Things I've learned from my children (honest and no kidding):

* There is no such thing as child-proofing your house.

* If you spray hair spray on dust bunnies and run over them with roller blades, they can ignite.

* A 4 year-old's voice is louder than 200 adults in a crowded restaurant.

* If you hook a dog leash over a ceiling fan the motor is not strong enough to rotate a 42 pound boy wearing pound puppy underwear and a superman cape.

* It is strong enough however to spread paint on all four walls of a 20 by 20 foot room.

* Baseballs make marks on ceilings.

* You should not throw baseballs up when the ceiling fan is on.

* When using the ceiling fan as a bat you have to throw the ball up a few times before you get a hit.

* A ceiling fan can hit a baseball a long way.

* The glass in windows (even double paned) doesn't stop a baseball hit by a ceiling fan.

* When you hear the toilet flush and the words Uh-oh, it's already too late.

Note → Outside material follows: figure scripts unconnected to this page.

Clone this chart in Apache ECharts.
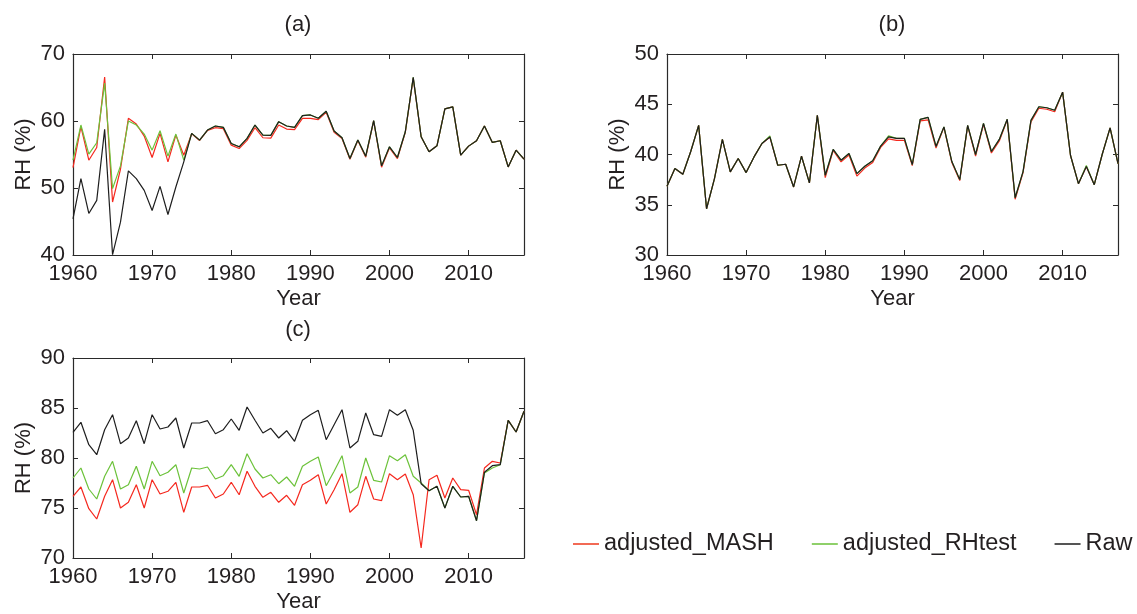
<!DOCTYPE html>
<html><head><meta charset="utf-8">
<script src="https://cdn.jsdelivr.net/npm/echarts@6/dist/echarts.min.js"></script>
<style>html,body{margin:0;padding:0;background:#fff}#c{width:1137px;height:614px}</style>
</head><body><div id="c"></div>
<script>
const years = [1960,1961,1962,1963,1964,1965,1966,1967,1968,1969,1970,1971,1972,1973,1974,1975,1976,1977,1978,1979,1980,1981,1982,1983,1984,1985,1986,1987,1988,1989,1990,1991,1992,1993,1994,1995,1996,1997,1998,1999,2000,2001,2002,2003,2004,2005,2006,2007,2008,2009,2010,2011,2012,2013,2014,2015,2016,2017];
const seriesNames = ['adjusted_MASH','adjusted_RHtest','Raw'];
const panelTitles = ['(a)','(b)','(c)'];

// Panel (a)
const masA = [53.05,59.15,54.15,56.05,66.55,47.9,52.8,60.4,59.55,57.75, 54.55,58.15,53.9,57.9,54.9,58.1,57.1,58.6,59.0,58.85, 56.4,55.9,57.1,59.0,57.5,57.45,59.4,58.8,58.7,60.4, 60.4,60.2,61.3,58.3,57.4,54.3,57.1,54.6,60.0,53.1, 56.0,54.4,58.3,66.4,57.65,55.4,56.3,61.8,62.1,54.9, 56.25,57.05,59.25,56.8,57.05,53.15,55.65,54.3];
const rhtA = [54.15,59.4,55.05,56.75,65.65,49.9,53.3,60.0,59.4,58.05, 55.65,58.55,54.75,58.05,54.15,58.15,57.15,58.65,59.25,59.05, 56.65,56.15,57.4,59.4,57.9,57.85,59.9,59.25,59.05,60.8, 60.9,60.4,61.45,58.5,57.5,54.4,57.15,54.75,60.05,53.3, 56.15,54.55,58.4,66.5,57.65,55.4,56.3,61.8,62.1,54.9, 56.25,57.05,59.25,56.8,57.05,53.15,55.65,54.3];
const rawA = [45.4,51.4,46.2,48.15,58.75,40.05,44.9,52.55,51.4,49.65, 46.65,50.25,46.05,50.15,53.9,58.15,57.15,58.65,59.25,59.05, 56.65,56.15,57.4,59.4,57.9,57.85,59.9,59.25,59.05,60.8, 60.9,60.4,61.45,58.5,57.5,54.4,57.15,54.75,60.05,53.3, 56.15,54.55,58.4,66.5,57.65,55.4,56.3,61.8,62.1,54.9, 56.25,57.05,59.25,56.8,57.05,53.15,55.65,54.3];

// Panel (b)
const masB = [36.84,38.6,38.04,40.3,42.9,34.6,37.6,41.5,38.27,39.6, 38.2,39.76,41.1,41.75,38.93,39.03,36.77,39.83,37.17,43.9, 37.7,40.4,39.27,39.95,37.85,38.65,39.2,40.7,41.55,41.4, 41.4,38.9,43.35,43.45,40.65,42.7,39.2,37.4,42.85,39.85, 43.0,40.15,41.35,43.45,35.55,38.2,43.25,44.6,44.5,44.25, 46.2,39.9,37.1,38.8,37.0,40.0,42.65,39.1];
const rhtB = [36.84,38.6,38.04,40.3,42.9,34.6,37.6,41.5,38.27,39.6, 38.2,39.76,41.1,41.85,38.93,39.03,36.77,39.83,37.17,43.9, 37.94,40.5,39.43,40.1,38.1,38.83,39.37,40.83,41.85,41.6, 41.6,39.0,43.5,43.7,40.8,42.75,39.3,37.5,42.9,40.0, 43.1,40.3,41.5,43.5,35.7,38.3,43.4,44.75,44.65,44.4, 46.2,39.9,37.1,38.9,37.0,40.0,42.65,39.1];
const rawB = [36.84,38.6,38.04,40.3,42.9,34.6,37.6,41.5,38.27,39.6, 38.2,39.76,41.1,41.75,38.93,39.03,36.77,39.83,37.17,43.9, 37.94,40.5,39.43,40.1,38.1,38.83,39.37,40.83,41.75,41.6, 41.6,39.0,43.5,43.7,40.8,42.75,39.3,37.5,42.9,40.0, 43.1,40.3,41.5,43.5,35.7,38.3,43.4,44.75,44.65,44.4, 46.2,39.9,37.1,38.8,37.0,40.0,42.65,39.1];

// Panel (c)
const masC = [76.17,77.1,74.93,73.9,76.17,77.83,75.0,75.57,77.33,75.0, 77.83,76.4,76.67,77.57,74.57,77.1,77.1,77.27,76.0,76.4, 77.57,76.33,78.67,77.17,76.07,76.57,75.57,76.27,75.27,77.33, 77.77,78.33,75.4,76.83,78.43,74.57,75.33,78.17,75.9,75.73, 78.43,77.83,78.4,76.33,71.0,77.83,78.27,76.0,78.0,76.83, 76.77,74.33,79.0,79.67,79.5,83.77,82.6,84.67];
const rhtC = [78.0,79.0,76.9,75.9,78.17,79.67,76.9,77.33,79.17,76.9, 79.67,78.23,78.57,79.33,76.5,79.0,78.9,79.1,77.9,78.23, 79.33,78.17,80.43,78.9,78.0,78.33,77.43,78.1,77.17,79.17, 79.67,80.1,77.23,78.67,80.23,76.5,77.1,80.0,77.77,77.6, 80.23,79.73,80.33,78.17,77.5,76.73,77.17,75.0,77.17,76.1, 76.17,73.73,78.5,79.0,79.33,83.77,82.6,84.67];
const rawC = [82.57,83.57,81.33,80.33,82.83,84.33,81.43,82.0,83.73,81.43, 84.33,82.9,83.1,84.0,81.0,83.5,83.5,83.73,82.43,82.83, 83.9,82.77,85.1,83.77,82.5,82.97,82.0,82.73,81.67,83.77, 84.33,84.77,81.83,83.33,84.83,81.0,81.67,84.5,82.33,82.17, 84.83,84.27,84.83,82.77,77.43,76.73,77.17,75.0,77.17,76.1, 76.17,73.73,78.57,79.23,79.33,83.77,82.6,84.67];

const yRanges = [[40,70,10],[30,50,5],[70,90,5]];
const xRange = [1960,2017,10];

const panels = [[masA,rhtA,rawA],[masB,rhtB,rawB],[masC,rhtC,rawC]];
const colors = ['#f5281e','#6cc23a','#1e1e1e'];
const legendColors = ['#f26a55','#8fd06a','#555555'];
const grids = [
  {left:73, top:54, width:451, height:201},
  {left:667, top:54, width:451, height:201},
  {left:73, top:358, width:451, height:201}
];
const FONT = 'Liberation Sans, Arial, sans-serif';
const TXT = '#231f20';
const AX = '#2a2a2a';

const xAxis = [], yAxis = [], series = [];
grids.forEach((g,i)=>{
  const common = {
    axisLine:{show:true,onZero:false,lineStyle:{color:AX,width:1.2}},
    axisTick:{show:true,inside:true,length:5,lineStyle:{color:AX,width:1}},
    splitLine:{show:false}
  };
  xAxis.push(Object.assign({}, common, {
    gridIndex:i, type:'value', position:'bottom', min:xRange[0], max:xRange[1], interval:xRange[2],
    name:'Year', nameLocation:'middle', nameGap:33,
    nameTextStyle:{fontSize:22,fontFamily:FONT,color:TXT},
    axisLabel:{fontSize:22,fontFamily:FONT,color:TXT,margin:8,showMaxLabel:false,
      formatter:v=> (v%10===0? String(v):'')}
  }));
  xAxis.push(Object.assign({}, common, {
    gridIndex:i, type:'value', position:'top', min:xRange[0], max:xRange[1], interval:xRange[2],
    axisLabel:{show:false}
  }));
  const yr = yRanges[i];
  yAxis.push(Object.assign({}, common, {
    gridIndex:i, type:'value', position:'left', min:yr[0], max:yr[1], interval:yr[2],
    name:'RH (%)', nameLocation:'middle', nameGap:38,
    nameTextStyle:{fontSize:22,fontFamily:FONT,color:TXT},
    axisLabel:{fontSize:22,fontFamily:FONT,color:TXT,margin:8}
  }));
  yAxis.push(Object.assign({}, common, {
    gridIndex:i, type:'value', position:'right', min:yr[0], max:yr[1], interval:yr[2],
    axisLabel:{show:false}
  }));
  panels[i].forEach((vals,k)=>{
    series.push({
      name:seriesNames[k], type:'line', xAxisIndex:2*i, yAxisIndex:2*i,
      data: years.map((y,j)=>[y, vals[j]]),
      symbol:'none', showSymbol:false, animation:false,
      lineStyle:{color:colors[k],width:1.2}, itemStyle:{color:colors[k]}, z:2+k
    });
  });
});

const graphic = [
  {type:'text', x:298, y:25, style:{text:panelTitles[0], font:'22px '+FONT, fill:TXT, textAlign:'center', textVerticalAlign:'middle'}},
  {type:'text', x:892, y:25, style:{text:panelTitles[1], font:'22px '+FONT, fill:TXT, textAlign:'center', textVerticalAlign:'middle'}},
  {type:'text', x:298, y:330, style:{text:panelTitles[2], font:'22px '+FONT, fill:TXT, textAlign:'center', textVerticalAlign:'middle'}}
];

const chart = echarts.init(document.getElementById('c'), null, {renderer:'canvas'});
chart.setOption({
  backgroundColor:'#fff',
  animation:false,
  grid:grids,
  xAxis, yAxis, series, graphic,
  legend:{
    data:seriesNames.map((n,k)=>({name:n, icon:'rect', itemStyle:{color:legendColors[k]}})),
    left:573, top:532, width:600, padding:0, itemWidth:26, itemHeight:2, itemGap:38,
    textStyle:{fontSize:23.5,fontFamily:FONT,color:TXT}
  }
});
</script></body></html>
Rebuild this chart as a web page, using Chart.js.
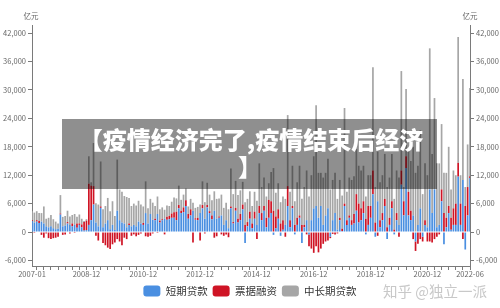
<!DOCTYPE html>
<html><head><meta charset="utf-8">
<script src="https://cdn.jsdelivr.net/npm/chart.js@4.4.1/dist/chart.umd.min.js"></script>
<style>html,body{margin:0;padding:0;background:#fff;}#wrap{width:500px;height:308px;position:relative;}</style>
</head><body><div id="wrap"><canvas id="c" width="500" height="308"></canvas></div>
<script>
// ---- data (亿元), monthly from 2007-01 to 2022-06 ----
const startYear = 2007;
const monthCount = 186;
const tickLabels = ['2007-01','2008-12','2010-12','2012-12','2014-12','2016-12','2018-12','2020-12','2022-06'];
const yTicks = [-6000,0,6000,12000,18000,24000,30000,36000,42000];
const seriesNames = ['短期贷款','票据融资','中长期贷款'];
const unitLabel = '亿元';
const titleLines = ['【疫情经济完了,疫情结束后经济','】'];
const watermark = '知乎 @独立一派';

const shortTerm = [
 2300,2000,2200,1900,2200,1800,1200,1000,1200,800,600,700,
 3700,1200,1400,1800,1500,1200,1500,900,1500,1000,300,400,
 1500,2500,5800,2000,1200,5100,1000,1800,2500,600,1500,400,
 4500,2500,2000,1800,1000,1500,1200,1500,1200,2200,1800,1500,
 4000,1800,3800,2600,2500,3800,2000,2500,2800,2600,2700,3000,
 3000,2500,5000,4000,4200,5500,2800,3500,4500,2600,2500,4000,
 5000,2800,5200,4000,2700,4500,2800,3000,3500,1500,2500,800,
 5000,1800,4500,2000,2500,4800,-2300,1200,2800,800,2800,1500,
 4000,2500,4500,1000,3000,4000,-600,800,2800,-800,500,1500,
 5500,1000,5000,-500,1500,3000,-2300,1000,2500,-500,2500,5000,
 5500,3000,5500,1500,3500,5000,-1000,2500,4000,500,2500,200,
 5500,1500,3000,1500,1800,4500,2000,2500,4000,-500,1500,3000,
 8000,-1000,6500,1000,2500,5500,-1500,1500,5000,-500,2500,1500,
 10000,3500,13500,3500,2500,3500,-2000,1500,5000,-1000,1500,1000,
 9000,4000,9000,1000,1500,6500,-2600,1000,4000,500,1500,1500,
 11700,1500,11000,-3700,3500,11400
];
const billFinancing = [
 200,-200,300,400,-600,-1200,-300,-1300,-1500,-1300,-1200,-1000,
 200,-600,-500,300,-300,600,-200,900,300,600,1800,2000,
 8700,7300,3900,-800,-1800,300,-2300,-2800,-3300,-3600,-2600,-2200,
 -1500,-2000,-2800,-1200,-1500,300,-800,-500,-900,-600,-300,400,
 -900,-1000,-800,-300,300,-200,400,200,-500,600,700,900,
 1200,1800,700,500,1000,1200,1000,1300,-2200,300,500,-1800,
 700,-300,500,400,800,-1200,-900,300,-500,-800,-500,-1100,
 400,300,600,800,1300,1000,1500,900,1500,1000,1500,-1500,
 1500,1500,1000,2000,3800,2500,4500,2500,2000,1800,2000,-1000,
 4200,1500,500,1500,1500,500,1500,500,-500,-2500,-3500,-4400,
 -3000,-4300,-3500,-2500,-2000,-1800,-300,-400,-500,-300,500,500,
 500,1000,500,1000,2000,3500,4000,2500,2500,2800,4000,2500,
 5000,2000,-800,1500,1500,1500,1000,1500,1500,500,1500,-1000,
 3000,3000,2500,5000,2000,-1500,-2000,-2500,-1500,-1000,1000,-2000,
 -2000,-2200,-1500,-1000,-500,2500,4000,2000,1500,2500,3500,4500,
 2900,4500,-1500,5500,6000,400
];
const midLongTerm = [
 1900,2100,1900,1700,1800,3600,1600,2000,2400,1900,1600,1100,
 3900,2000,2000,2400,1800,1800,2300,1400,1900,1200,200,300,
 5800,700,9100,4100,4600,9500,3800,3700,4700,3800,5000,3000,
 10800,6500,6500,5800,6400,5400,4300,4500,4400,4400,4000,3500,
 6700,3200,3200,3600,2700,3700,2400,2500,1900,2400,2100,2500,
 3100,2800,4100,2300,2700,2500,1600,2200,1700,2200,2300,1800,
 5000,3500,4700,3500,3200,4100,4200,3800,4400,3600,3700,4000,
 8000,5900,5700,5000,5000,4800,4800,4900,4300,3700,4200,5100,
 9000,5500,6000,4500,3500,6200,9000,5000,5500,4500,5000,5500,
 15000,6000,8500,5000,7500,10500,5500,8000,10500,7500,9500,11000,
 21300,9500,7000,10000,9000,10500,9000,8500,8500,6500,8000,7000,
 20200,6000,8000,8500,8000,9500,8000,8000,7500,4700,6500,6500,
 21800,7500,10500,8000,8000,9500,8500,8500,10000,6500,9000,10000,
 21000,3000,14200,9000,10500,14500,12500,12500,16500,8000,12000,11000,
 29800,12500,19300,13500,13000,13800,8500,9500,12500,6000,8000,6000,
 26600,6000,21300,4000,9000,18600
];

const categories = [];
for (let i = 0; i < monthCount; i++) {
  const y = startYear + Math.floor(i / 12);
  const m = (i % 12) + 1;
  categories.push(y + '-' + String(m).padStart(2, '0'));
}

const FONT = '"Noto Sans CJK SC", "Noto Sans", sans-serif';
const AXIS = '#7a7a7a';
const TXT = '#666';

const overlayPlugin = {
  id: 'overlay',
  afterDraw(chart) {
    const ctx = chart.ctx;
    const yl = chart.scales.y, yr = chart.scales.y2;
    ctx.save();
    ctx.fillStyle = TXT;
    ctx.font = '7.5px ' + FONT;
    ctx.textAlign = 'center';
    ctx.textBaseline = 'middle';
    ctx.fillText(unitLabel, yl.right - 1, 16);
    ctx.fillText(unitLabel, yr.left, 16);
    // watermark
    ctx.font = '14.5px ' + FONT;
    ctx.fillStyle = '#c8c8c8';
    ctx.fillText(watermark, 435, 291);
    // title overlay
    ctx.fillStyle = 'rgba(0,0,0,0.44)';
    ctx.fillRect(62, 119, 375, 70);
    ctx.fillStyle = '#ffffff';
    ctx.font = '900 24px ' + FONT;
    ctx.fillText(titleLines[0], 251, 140);
    ctx.fillText(titleLines[1], 250, 167);
    ctx.restore();
  }
};

const yCommon = (pos, w) => ({
  position: pos,
  stacked: true,
  min: -7180,
  max: 43730,
  afterBuildTicks: (s) => { s.ticks = yTicks.map(v => ({ value: v })); },
  grid: { drawOnChartArea: false, drawTicks: true, tickLength: 4, color: AXIS },
  border: { display: true, color: AXIS },
  ticks: { padding: 2, color: TXT, font: { family: FONT, size: 7.5 },
           callback: (v) => Number(v).toLocaleString('en-US') },
  afterFit: (s) => { s.width = w; }
});

new Chart(document.getElementById('c'), {
  type: 'bar',
  data: {
    labels: categories,
    datasets: [
      { label: seriesNames[0], data: shortTerm, backgroundColor: '#4a8fe1', yAxisID: 'y' },
      { label: seriesNames[1], data: billFinancing, backgroundColor: '#cf1425', yAxisID: 'y' },
      { label: seriesNames[2], data: midLongTerm, backgroundColor: '#a6a6a6', yAxisID: 'y' }
    ]
  },
  options: {
    responsive: false,
    animation: false,
    layout: { padding: { top: 25, bottom: 1.5, left: 0, right: 0 } },
    datasets: { bar: { barPercentage: 0.72, categoryPercentage: 1 } },
    plugins: {
      legend: {
        position: 'bottom',
        labels: { boxWidth: 17, boxHeight: 11, useBorderRadius: true, borderRadius: 3,
                  padding: 5, color: '#333', font: { family: FONT, size: 10.5 } }
      },
      tooltip: { enabled: false }
    },
    scales: {
      x: {
        stacked: true,
        offset: false,
        grid: { offset: false, drawOnChartArea: false, drawTicks: true, tickLength: 4,
                color: (c) => (c.index % 3 === 2 ? AXIS : 'rgba(0,0,0,0)') },
        border: { display: true, color: AXIS },
        ticks: { autoSkip: false, maxRotation: 0, minRotation: 0, padding: 0, color: TXT,
                 font: { family: FONT, size: 7.5 },
                 callback: (v, i) => (tickLabels.includes(categories[i]) ? categories[i] : '') },
        afterFit: (s) => { s.height = 14.5; }
      },
      y: yCommon('left', 32),
      y2: Object.assign(yCommon('right', 30), { stacked: false })
    }
  },
  plugins: [overlayPlugin]
});
</script>
</body></html>
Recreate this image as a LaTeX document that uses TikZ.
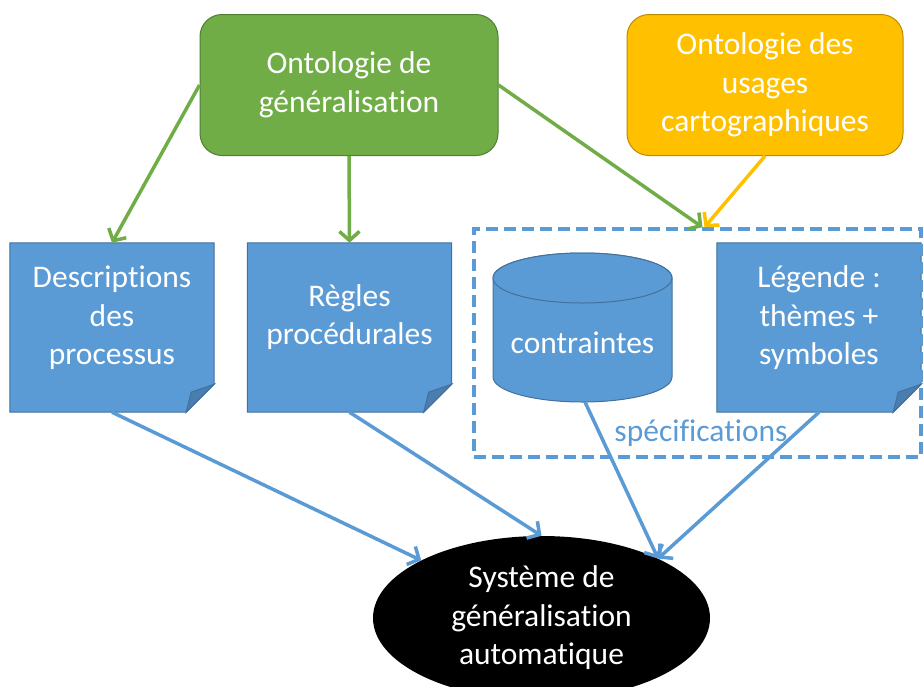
\documentclass[tikz,border=0pt]{standalone}
\usepackage{fontspec}
\setmainfont[Ligatures={NoCommon}]{Carlito}
\usetikzlibrary{arrows.meta,shapes.geometric,backgrounds}
\definecolor{gfill}{HTML}{70AD47}
\definecolor{gline}{HTML}{507E32}
\definecolor{ofill}{HTML}{FFC000}
\definecolor{oline}{HTML}{BC8C00}
\definecolor{bfill}{HTML}{5B9BD5}
\definecolor{bline}{HTML}{41719C}
\definecolor{bfold}{HTML}{4A7EB0}
\tikzset{
  x=1pt,y=1pt,
  txt/.style={text=white,align=center,font=\fontsize{31.5}{38.5}\selectfont},
  topbox/.style={rounded corners=22pt,minimum width=298pt,minimum height=141pt,line width=1pt,txt},
  notebox/.style={minimum width=204pt,minimum height=169pt,draw=none},
  notefill/.style={fill=bfill,draw=bline,line width=1pt},
  foldfill/.style={fill=bfold,draw=bline,line width=1pt},
  conn/.style={line width=3.5pt,-{Straight Barb[length=9pt,width=20pt,line width=3.5pt]}},
  gconn/.style={conn,draw=gfill},
  oconn/.style={conn,draw=ofill},
  bconn/.style={conn,draw=bfill},
}
\newcommand\drawnote[1]{%
  \path[notefill] (#1.north west) -- (#1.north east) -- ([yshift=28pt]#1.south east) -- ([xshift=-28pt]#1.south east) -- (#1.south west) -- cycle;
  \path[foldfill] ([yshift=28pt]#1.south east) -- ([xshift=-23pt,yshift=20pt]#1.south east) -- ([xshift=-28pt]#1.south east) -- cycle;}
\begin{document}
\begin{tikzpicture}
\clip (0,0) rectangle (923,-686);
\useasboundingbox (0,0) rectangle (923,-686);
% top boxes
\node[topbox,fill=gfill,draw=gline] (gen) at (349,-85) {Ontologie de\\généralisation};
\node[topbox,minimum width=276pt,fill=ofill,draw=oline] (usa) at (765,-85) {Ontologie des\\usages\\cartographiques};
% notes
\node[notebox] (desc) at (112,-327.5) {};
\node[notebox] (regl) at (349.5,-327.5) {};
\node[notebox] (leg) at (819,-327.5) {};
\begin{scope}[on background layer]
\drawnote{desc}\drawnote{regl}\drawnote{leg}
\end{scope}
\node[txt] (desct) at (112,-318) {Descriptions\\des\\processus};
\node[txt] (reglt) at (349.5,-317) {Règles\\procédurales};
\node[txt] (legt) at (819,-318) {Légende :\\thèmes +\\symboles};
% specification frame
\node[draw=bfill,line width=3.5pt,dash pattern=on 12pt off 6pt,minimum width=447pt,minimum height=228pt] (spec) at (697.5,-343) {};
\node[text=bfill,font=\fontsize{31.5}{38.5}\selectfont] (spect) at (701,-433) {spécifications};
% cylinder
\coordinate (cyltop) at (582.5,-278);
\coordinate (cylbot) at (582.5,-377);
\path[notefill] (493,-278) -- (493,-377) arc[start angle=180,end angle=360,x radius=89.5,y radius=25] -- (672,-278) arc[start angle=0,end angle=180,x radius=89.5,y radius=25] -- cycle;
\path[notefill] (cyltop) ellipse[x radius=89.5,y radius=25];
\node[txt] (con) at (582.5,-343) {contraintes};
\coordinate (conbot) at (585,-402);
% system
\node[ellipse,fill=black,minimum width=337pt,minimum height=164pt,txt,inner sep=0pt] (sys) at (541.5,-618) {Système de\\généralisation\\automatique};
\coordinate (sysin) at (sys.27);
% connectors
\draw[gconn] (gen.west) -- (desc.north);
\draw[gconn] (gen.south) -- (regl.north);
\draw[gconn] (gen.east) -- ([xshift=5pt]spec.north);
\draw[oconn] (usa.south) -- ([xshift=7pt]spec.north);
\draw[bconn] (desc.south) -- (sys);
\draw[bconn] (regl.south) -- (sys.north);
\draw[bconn] (conbot) -- (sysin);
\draw[bconn] (leg.south) -- (sysin);
\end{tikzpicture}
\end{document}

* Brake fluid mixed with Clorox makes smoke, and lots of it.

* A six year old can start a fire with a flint rock even though a 36 year old man says they can only do it in the movies.

* A magnifying glass can start a fire even on an overcast day.

* If you use a waterbed as home plate while wearing baseball shoes it does not leak, it explodes.

* A king size waterbed holds enough water to fill a 2000 sq foot house 4 inches deep.

* Legos will pass through the digestive tract of a four year old.

* Duplos will not.

* Play Dough and Microwave should never be used in the same sentence.

* Super glue is forever.

* McGyver can teach us many things we don't want to know.

* Ditto Tarzan.

* No matter how much Jell-O you put in a swimming pool you still can't walk on water.

* Pool filters do not like Jell-O.

* VCR's do not eject PB&J sandwiches even though TV commercials show they do.

* Garbage bags do not make good parachutes.

* Marbles in gas tanks make lots of noise when driving.

* You probably do not want to know what that odor is.

* Always look in the oven before you turn it on.

* Plastic toys do not like ovens.

* The fire department in San Diego has at least a 5 minute response time.

* The spin cycle on the washing machine does not make earth worms dizzy.

* It will however make cats dizzy.

* Cats throw up twice their body weight when dizzy.

* A good sense of humor will get you through most problems in life (unfortunately, mostly in retrospect).